Payday Loan Cost of Borrowing Review

Consumer Policy and Liaison Branch

Ministry of Government and Consumer Services

5th Floor, 777 Bay Street, Toronto ON, M7A 2J3

The New Democratic Party Riding Association for Bruce-Grey-Owen Sound wishes to respond to the Ontario government's consultation paper on lowering the interest rate charged by Payday loan companies. We believe that, on the evidence, this will not have the desired effect of reducing either poverty or the indebtedness of people to these predatory lenders. There are better ways of doing both: raise the minimum wage in Ontario to a living wage and mandate certain corporations to offer short term loans at rates that people can afford to pay back.

Bruce-Grey-Owen Sound has been especially hard hit by the economic downturn since the Great Recession of 2008. Manufacturing jobs have all but left the area and the economy has sunk into a malaise of precarious service jobs. We estimate that the portion of area residents in precarious jobs to be more than that of many city cores – at 50% – and much higher in areas of the region that rely on tourism, such as the whole of the Bruce Peninsula.

Regional rates of substance abuse, admissions to emergency rooms for injuries, and obesity are all above the Provincial norms. These are indicators of a population under stress, as studies in the US are pointing out.

A January 2015 study on precarious work by the local citizens' group Peace and Justice Grey Bruce demonstrates that precarious work in this area not only leads to poor health outcomes (and therefore higher costs to governments), but contributes mightily to social and economic isolation. It quotes work done by the Grey Bruce Health Unit on the social causes of poor health and the United Way of Bruce Grey's calculation of a living wage for this area: now more than $15/hr for both Owen Sound and surrounds.

The Report also makes an economic case for paying a living wage, for there is a huge economic cost to keeping the current minimum wage.

If people don't have enough money to live on, they cannot shop in local stores – the gap-toothed appearance of many of our main streets is testament to that. If people don't have enough for decent shelter, the tax base of municipalities erodes – housing starts in Bruce-Grey-Owen Sound are dismal. If companies shun an economically depressed area, they will not provide jobs for our citizens. People are forced to cobble two or three badly paying jobs together in order to live, and the spiral of working poverty continues, a situation Payday loan companies only help to perpetuate in a very vicious circle.

And yet, the precarious worker is exactly the kind of client Payday loan companies target.

If someone must borrow $300 dollars to get to the end of the month at the rate these companies charge, they may well be paying close to $3000 by year's end.

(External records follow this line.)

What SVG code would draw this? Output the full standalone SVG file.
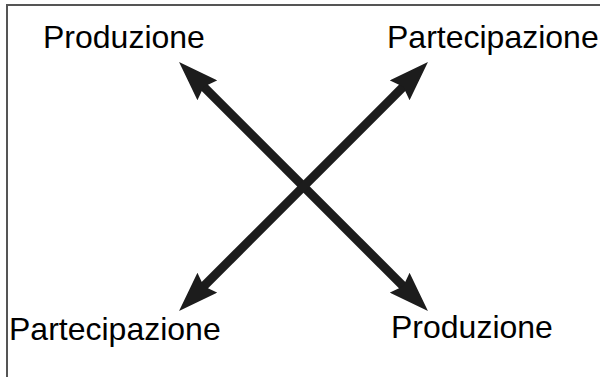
<svg xmlns="http://www.w3.org/2000/svg" width="600" height="377" viewBox="0 0 600 377">
<style>
.lbl{font-family:"Liberation Sans",Arial,sans-serif;font-size:32px;fill:#000}
.arr{stroke:#1c1c1c;stroke-width:9;fill:none;marker-start:url(#head);marker-end:url(#head)}
</style>
<defs>
<marker id="head" viewBox="0 -14 40 28" refX="18" refY="0" markerWidth="40" markerHeight="28" markerUnits="userSpaceOnUse" orient="auto-start-reverse">
<path d="M0,-14 L40,0 L0,14 L5,0 z" fill="#1c1c1c"/>
</marker>
</defs>
<rect width="600" height="377" fill="#fff"/>
<polyline points="7,377 7,5 600,5" fill="none" stroke="#555" stroke-width="2"/>
<g id="connectors">
<line class="arr" x1="194.6" y1="77.6" x2="412.4" y2="295.4"/>
<line class="arr" x1="412.4" y1="77.6" x2="194.6" y2="295.4"/>
</g>
<g id="produzione-top"><text class="lbl" x="43" y="48">Produzione</text></g>
<g id="partecipazione-top"><text class="lbl" x="387" y="48">Partecipazione</text></g>
<g id="partecipazione-bottom"><text class="lbl" x="9" y="340">Partecipazione</text></g>
<g id="produzione-bottom"><text class="lbl" x="391" y="338">Produzione</text></g>
</svg>
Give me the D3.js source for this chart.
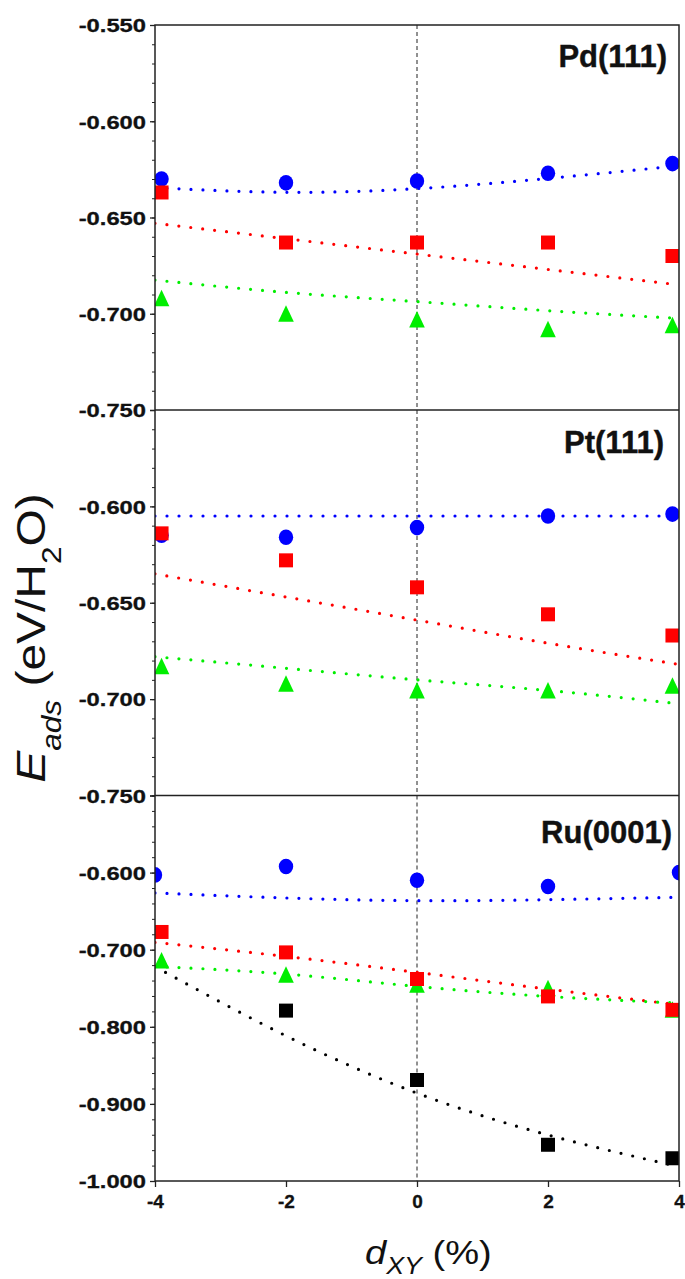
<!DOCTYPE html>
<html>
<head>
<meta charset="utf-8">
<script src="https://cdn.jsdelivr.net/npm/d3@7"></script>
<style>
body { margin: 0; background: #fff; }
svg text { font-family: "Liberation Sans", Arial, sans-serif; fill: #111; }
</style>
</head>
<body>
<div id="chart"></div>
<script>
// strain (%) positions
var xTicks = [-4, -2, 0, 2, 4];
var xData = [-3.9, -2, 0, 2, 3.9];
var xFit = [-4, -2, 0, 2, 4];
var xRuCircle = [-4, -2, 0, 2, 4];
var xRuBlack = [-2, 0, 2, 3.9];

var panelNames = ["Pd(111)", "Pt(111)", "Ru(0001)"];

// Pd(111)
var pdCircle = [-0.630, -0.632, -0.631, -0.627, -0.622];
var pdSquare = [-0.637, -0.663, -0.663, -0.663, -0.670];
var pdTriangle = [-0.692, -0.700, -0.703, -0.708, -0.706];
var pdCircleFit = [-0.6345, -0.6369, -0.6350, -0.6297, -0.6231];
var pdSquareFit = [-0.653, -0.661, -0.669, -0.677, -0.685];
var pdTriangleFit = [-0.6825, -0.6889, -0.6937, -0.6984, -0.7024];

// Pt(111)
var ptCircle = [-0.615, -0.616, -0.611, -0.605, -0.604];
var ptSquare = [-0.614, -0.628, -0.642, -0.656, -0.667];
var ptTriangle = [-0.683, -0.692, -0.6955, -0.6955, -0.693];
var ptCircleFit = [-0.605, -0.605, -0.605, -0.605, -0.605];
var ptSquareFit = [-0.635, -0.647, -0.659, -0.671, -0.682];
var ptTriangleFit = [-0.678, -0.684, -0.690, -0.6955, -0.7024];

// Ru(0001)
var ruCircle = [-0.603, -0.592, -0.610, -0.618, -0.600];
var ruSquare = [-0.677, -0.7035, -0.738, -0.7606, -0.778];
var ruTriangle = [-0.714, -0.7325, -0.7455, -0.750, -0.778];
var ruBlack = [-0.779, -0.869, -0.953, -0.9705];
var ruCircleFit = [-0.6264, -0.6329, -0.6364, -0.6351, -0.6320];
var ruSquareFit = [-0.6905, -0.7087, -0.7294, -0.7511, -0.7714];
var ruTriangleFit = [-0.7216, -0.7316, -0.7476, -0.7606, -0.7693];
var ruBlackFit = [-0.722, -0.8117, -0.886, -0.9403, -0.9814];

var blue = "#0000ff", red = "#ff0000", green = "#00ee00", black = "#000000";

var width = 685, height = 1279;
var left = 155, right = 679;
var panelTop = [25, 410, 795.5], panelBottom = [410, 795.5, 1181];
var yDomains = [[-0.75, -0.55], [-0.75, -0.55], [-1.0, -0.5]];
var majorStep = [0.05, 0.05, 0.1], minorStep = [0.01, 0.01, 0.02];
var labelRight = [667, 664, 672], labelBase = [67, 453, 843];

var panels = [
  { fits: [[pdCircleFit, blue], [pdSquareFit, red], [pdTriangleFit, green]],
    marks: [[xData, pdCircle, "circle", blue], [xData, pdTriangle, "triangle", green], [xData, pdSquare, "square", red]] },
  { fits: [[ptCircleFit, blue], [ptSquareFit, red], [ptTriangleFit, green]],
    marks: [[xData, ptCircle, "circle", blue], [xData, ptTriangle, "triangle", green], [xData, ptSquare, "square", red]] },
  { fits: [[ruCircleFit, blue], [ruSquareFit, red], [ruTriangleFit, green], [ruBlackFit, black]],
    marks: [[xRuCircle, ruCircle, "circle", blue], [xRuBlack, ruBlack, "square", black], [xData, ruTriangle, "triangle", green], [xData, ruSquare, "square", red]] }
];

var svg = d3.select("#chart").append("svg")
    .attr("width", width)
    .attr("height", height);

var x = d3.scaleLinear().domain([-4, 4]).range([left, right]);

function steps(lo, hi, step) {
  var n = Math.round((hi - lo) / step), out = [];
  for (var i = 0; i <= n; i++) out.push(+(lo + i * step).toFixed(4));
  return out;
}

panels.forEach(function(p, k) {
  var y = d3.scaleLinear().domain(yDomains[k]).range([panelBottom[k], panelTop[k]]);
  var g = svg.append("g");

  svg.append("clipPath").attr("id", "clip" + k)
    .append("rect")
      .attr("x", left).attr("y", panelTop[k])
      .attr("width", right - left).attr("height", panelBottom[k] - panelTop[k]);

  var plot = g.append("g").attr("clip-path", "url(#clip" + k + ")");

  // dashed line at zero strain
  plot.append("line")
    .attr("x1", x(0)).attr("x2", x(0))
    .attr("y1", panelTop[k]).attr("y2", panelBottom[k])
    .attr("stroke", "#222").attr("stroke-width", 1)
    .attr("stroke-dasharray", "4,3");

  // fitted trends
  p.fits.forEach(function(f) {
    plot.append("path")
      .datum(f[0])
      .attr("fill", "none")
      .attr("stroke", f[1])
      .attr("stroke-width", 3.2)
      .attr("stroke-linecap", "round")
      .attr("stroke-dasharray", "0,12")
      .attr("d", d3.line()
        .x(function(d, i) { return x(xFit[i]); })
        .y(function(d) { return y(d); })
        .curve(d3.curveNatural));
  });

  // data markers
  p.marks.forEach(function(m) {
    var xs = m[0], col = m[3];
    var sel = plot.selectAll(null).data(m[1]).enter();
    if (m[2] == "circle") {
      sel.append("ellipse")
        .attr("cx", function(d, i) { return x(xs[i]); })
        .attr("cy", function(d) { return y(d); })
        .attr("rx", 7.2).attr("ry", 7.8)
        .attr("fill", col);
    } else if (m[2] == "square") {
      sel.append("rect")
        .attr("x", function(d, i) { return x(xs[i]) - 7; })
        .attr("y", function(d) { return y(d) - 7; })
        .attr("width", 14).attr("height", 14)
        .attr("fill", col);
    } else {
      sel.append("path")
        .attr("d", function(d, i) {
          var cx = x(xs[i]), cy = y(d);
          return "M" + (cx - 7.8) + "," + (cy + 8) + "L" + cx + "," + (cy - 8.5) + "L" + (cx + 7.8) + "," + (cy + 8) + "Z";
        })
        .attr("fill", col);
    }
  });

  // left axis: minor then major ticks
  var minor = g.append("g")
    .attr("transform", "translate(" + left + ",0)")
    .call(d3.axisLeft(y).tickValues(steps(yDomains[k][0], yDomains[k][1], minorStep[k])).tickSize(3).tickFormat(""));
  minor.select(".domain").remove();
  minor.selectAll("line").attr("stroke", "#222");

  var major = g.append("g")
    .attr("transform", "translate(" + left + ",0)")
    .call(d3.axisLeft(y)
      .tickValues(steps(yDomains[k][0], yDomains[k][1], majorStep[k]))
      .tickSize(5)
      .tickFormat(function(d) {
        if (k > 0 && d == yDomains[k][1]) return "";
        return d.toFixed(3);
      }));
  major.select(".domain").remove();
  major.selectAll("line").attr("stroke", "#222").attr("stroke-width", 1.3);
  major.selectAll("text")
    .attr("font-size", 19)
    .attr("font-weight", "bold")
    .attr("fill", "#111")
    .attr("stroke", "#111")
    .attr("stroke-width", 0.3)
    .attr("transform", "scale(1.25,1)")
    .attr("x", -9 / 1.25)
    .attr("dy", "0.36em");

  // panel label
  g.append("text")
    .attr("x", labelRight[k])
    .attr("y", labelBase[k])
    .attr("text-anchor", "end")
    .attr("font-size", 31)
    .attr("font-weight", "bold")
    .attr("stroke", "#111")
    .attr("stroke-width", 0.4)
    .text(panelNames[k]);
});

// frame
var frame = svg.append("g").attr("stroke", "#222").attr("stroke-width", 1.5).attr("fill", "none");
frame.append("rect").attr("x", left).attr("y", panelTop[0]).attr("width", right - left).attr("height", panelBottom[2] - panelTop[0]);
[410, 795.5].forEach(function(yy) {
  frame.append("line").attr("x1", left).attr("x2", right).attr("y1", yy).attr("y2", yy);
});

// bottom axis
var xa = svg.append("g")
  .attr("transform", "translate(0," + panelBottom[2] + ")")
  .call(d3.axisBottom(x).tickValues(xTicks).tickSize(6).tickSizeOuter(0).tickPadding(8)
    .tickFormat(function(d) { return String(d); }));
xa.select(".domain").remove();
xa.selectAll("line").attr("stroke", "#222").attr("stroke-width", 1.3);
xa.selectAll("text")
  .attr("font-size", 19)
  .attr("font-weight", "bold")
  .attr("fill", "#111")
  .attr("stroke", "#111")
  .attr("stroke-width", 0.3);

// axis titles
var xt = svg.append("text")
  .attr("transform", "translate(365,1264) scale(1.12,1)")
  .attr("font-size", 34);
xt.append("tspan").attr("font-style", "italic").text("d");
xt.append("tspan").attr("font-style", "italic").attr("font-size", 24).attr("dy", 10).text("XY");
xt.append("tspan").attr("dy", -10).text(" (%)");

var yt = svg.append("text")
  .attr("transform", "translate(45,638) rotate(-90) scale(1.17,1)")
  .attr("text-anchor", "middle")
  .attr("font-size", 41);
yt.append("tspan").attr("font-style", "italic").text("E");
yt.append("tspan").attr("font-style", "italic").attr("font-size", 27).attr("dy", 16).text("ads");
yt.append("tspan").attr("dy", -16).text(" (eV/H");
yt.append("tspan").attr("font-size", 27).attr("dy", 16).text("2");
yt.append("tspan").attr("dy", -16).text("O)");
</script>
</body>
</html>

Then it becomes a case of lending even more money on the pretense that the person will ever be able to pay it back.

On the other hand, if everyone in Bruce-Grey-Owen Sound earned a living wage, over $20 million would be returned to the local economy.

Payday loan companies do not serve a need; they create a need that they then feed off. Unfortunately, regulation of any kind – even to reduce their usurious rates to something less onerous – has the perverse effect of giving such a practice the colour of right. It also has the effect of delaying serious change – the kind of change that's needed if we ever hope to close the growing gap of inequality and return some measure of fair pay for a fair day's work.

For these reasons – improving health outcomes, enhancing participation in the social and economic life of our communities, reducing the cost to governments of poverty, and returning dignity to working people, we recommend:

1. That the Ontario government abandon its minimum wage for a living wage; and

2. Authorize certain institutions to offer temporary loans of fixed periods at a reasonable rate of return (certainly under 10%).